While few details on the actual scientific location has been released to the general public, at least the destination state has been. The notation that the monkeys were heading to Florida is interesting.

Only a few years ago, controversy ensued over monkey experimentation in the state of Florida. The UK GUARDIAN reported in 2015,

Animal Legal Defense Fund (ALDF), a Northern California-based nonprofit organization, has sued to block the development of a new breeding facility that would allegedly house up to 3,200 macaque monkeys. That facility would be in addition to the county’s three existing facilities, where local authorities have recently arrested multiple protesters for trespassing.

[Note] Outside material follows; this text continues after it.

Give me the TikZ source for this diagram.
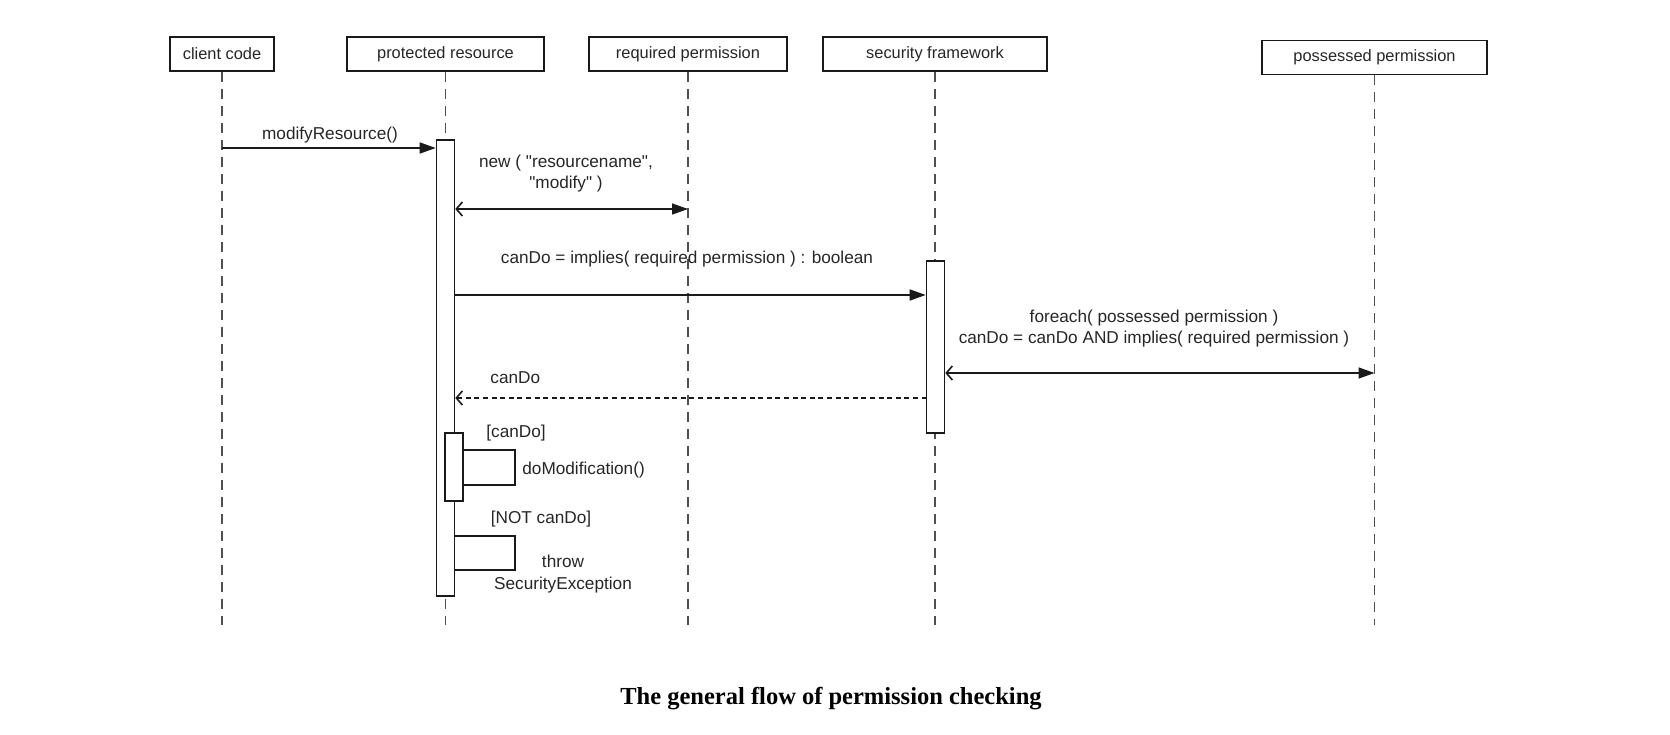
\documentclass[tikz,border=0pt]{standalone}
\usepackage{fontspec}
\setmainfont{Liberation Sans}[Ligatures=TeXOff]
\newfontfamily\capfont{Liberation Serif}
\usetikzlibrary{arrows.meta}
\definecolor{linec}{HTML}{1A1A1A}
\definecolor{lifec}{HTML}{505050}
\definecolor{txt}{HTML}{262626}
\begin{document}
\begin{tikzpicture}[x=0.5pt,y=-0.5pt,
  lbl/.style={font=\fontsize{8.6pt}{10pt}\selectfont, text=txt, inner sep=0pt},
  hdr/.style={draw=linec, line width=0.75pt, fill=white, minimum height=17pt, inner sep=0pt, font=\fontsize{8.2pt}{10pt}\selectfont, text=txt},
  life/.style={draw=lifec, line width=0.8pt, dash pattern=on 5pt off 3.5pt},
  act/.style={draw=linec, line width=0.8pt, fill=white, inner sep=0pt, minimum width=9pt},
  msg/.style={draw=linec, line width=0.8pt, -{Triangle[length=8pt,width=5.5pt]}},
  both/.style={draw=linec, line width=0.8pt, {Straight Barb[length=3pt,width=7pt]}-{Triangle[length=8pt,width=5.5pt]}},
  ret/.style={draw=linec, line width=0.8pt, dash pattern=on 2.5pt off 1.8pt, {Straight Barb[length=3pt,width=7pt]}-},
  selfc/.style={draw=linec, line width=0.8pt}
]
\path[use as bounding box] (0,0) rectangle (1670,734);

% headers
\node[hdr, minimum width=52pt]   (cc) at (222,54)    {client code};
\node[hdr, minimum width=98.5pt] (pr) at (445.5,54)  {protected resource};
\node[hdr, minimum width=99pt]   (rp) at (688,54)    {required permission};
\node[hdr, minimum width=112pt]  (sf) at (935,54)    {security framework};
\node[hdr, minimum width=112.5pt](pp) at (1374.5,57.5) {possessed permission};

% lifeline ends
\coordinate (ccE) at (222,625);
\coordinate (prE) at (445.5,625);
\coordinate (rpE) at (688,625);
\coordinate (sfE) at (935,625);
\coordinate (ppE) at (1374.5,625);
\draw[life] (cc.south) -- (ccE);
\draw[life] (pr.south) -- (prE);
\draw[life] (rp.south) -- (rpE);
\draw[life] (sf.south) -- (sfE);
\draw[life] (pp.south) -- (ppE);

% activations
\node[act, minimum height=228pt] (aP) at (445.5,368) {};
\node[act, minimum height=86pt]  (aS) at (935.5,347) {};
\node[act, minimum height=34pt]  (aN) at (454,467) {};

% message rows
\coordinate (m1) at (0,148);
\coordinate (m2) at (0,209);
\coordinate (m3) at (0,295);
\coordinate (m4) at (0,373);
\coordinate (m5) at (0,398);

% 1 modifyResource
\draw[msg] (ccE |- m1) -- (m1 -| aP.west);
\node[lbl] (l1) at (330,135) {modifyResource()};

% 2 new
\draw[both] (m2 -| aP.east) -- (m2 -| rpE);
\node[lbl, align=center, font=\fontsize{8.6pt}{10.5pt}\selectfont] (l2) at (566,174) {new ( "resourcename",\\"modify" )};

% 3 implies
\draw[msg] (m3 -| aP.east) -- (m3 -| aS.west);
\node[lbl] (l3) at (687,259) {canDo = implies( required permission ) : boolean};

% 4 foreach
\draw[both] (m4 -| aS.east) -- (m4 -| ppE);
\node[lbl, align=center, font=\fontsize{8.6pt}{10.5pt}\selectfont] (l4) at (1154,329) {foreach( possessed permission )\\canDo = canDo AND implies( required permission )};

% 5 return
\draw[ret] (m5 -| aP.east) -- (m5 -| aS.west);
\node[lbl, anchor=west] (l5) at (490,378) {canDo};

% guard canDo + self call
\node[lbl] (g1) at (516,433) {[canDo]};
\coordinate (s1a) at (0,450);
\coordinate (s1b) at (0,485);
\coordinate (sx) at (515,0);
\draw[selfc] (s1a -| aN.east) -- (s1a -| sx) -- (s1b -| sx) -- (s1b -| aN.east);
\node[lbl, anchor=west] (l6) at (522,470) {doModification()};

% guard NOT canDo + self call
\node[lbl] (g2) at (541,519) {[NOT canDo]};
\coordinate (s2a) at (0,536);
\coordinate (s2b) at (0,570);
\draw[selfc] (s2a -| aP.east) -- (s2a -| sx) -- (s2b -| sx) -- (s2b -| aP.east);
\node[lbl, align=center, font=\fontsize{8.6pt}{11pt}\selectfont] (l7) at (563,574) {throw\\SecurityException};

% caption
\node[inner sep=0pt, font=\capfont\bfseries\fontsize{12.25pt}{14pt}\selectfont] (cap) at (831,699) {The general flow of permission checking};
\end{tikzpicture}
\end{document}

An Ohio-based activist group has also filed a complaint with the US Department of Agriculture after staff at one lab, Primate Products, found three macaque monkeys dead from electrocution. The complaint urges the USDA to revoke the facility’s license to sell monkeys for research.

The British Union for the Abolition of Vivisection (BUAV) has also gotten involved, arguing that macaques caught in the wild on the African island of Mauritius are used to produce offspring that are then sent to Florida, and Primate Products.

There is no information showcasing that the monkeys in Danville were destined for such a location.

Nor is there information that they were headed for testing for medicinal purposes. .

The Animal Legal Defense Fund has a page dedicated to agencies that are involved with administering rules and regulations on what can and cannot be tested on animals.

And finally, this VICE news video should be watched with caution and a warning: It is graphic at times but equally showcases the types of experiemention that is performed on monkeys.





And finally, perhaps treat this as a lesson when you are passing by a truck on any given lonesome highway.. what’s in the vehicle? What is that tarp covering? What mysteries exist within the automobile going 80 miles per hour at midnight in small town USA?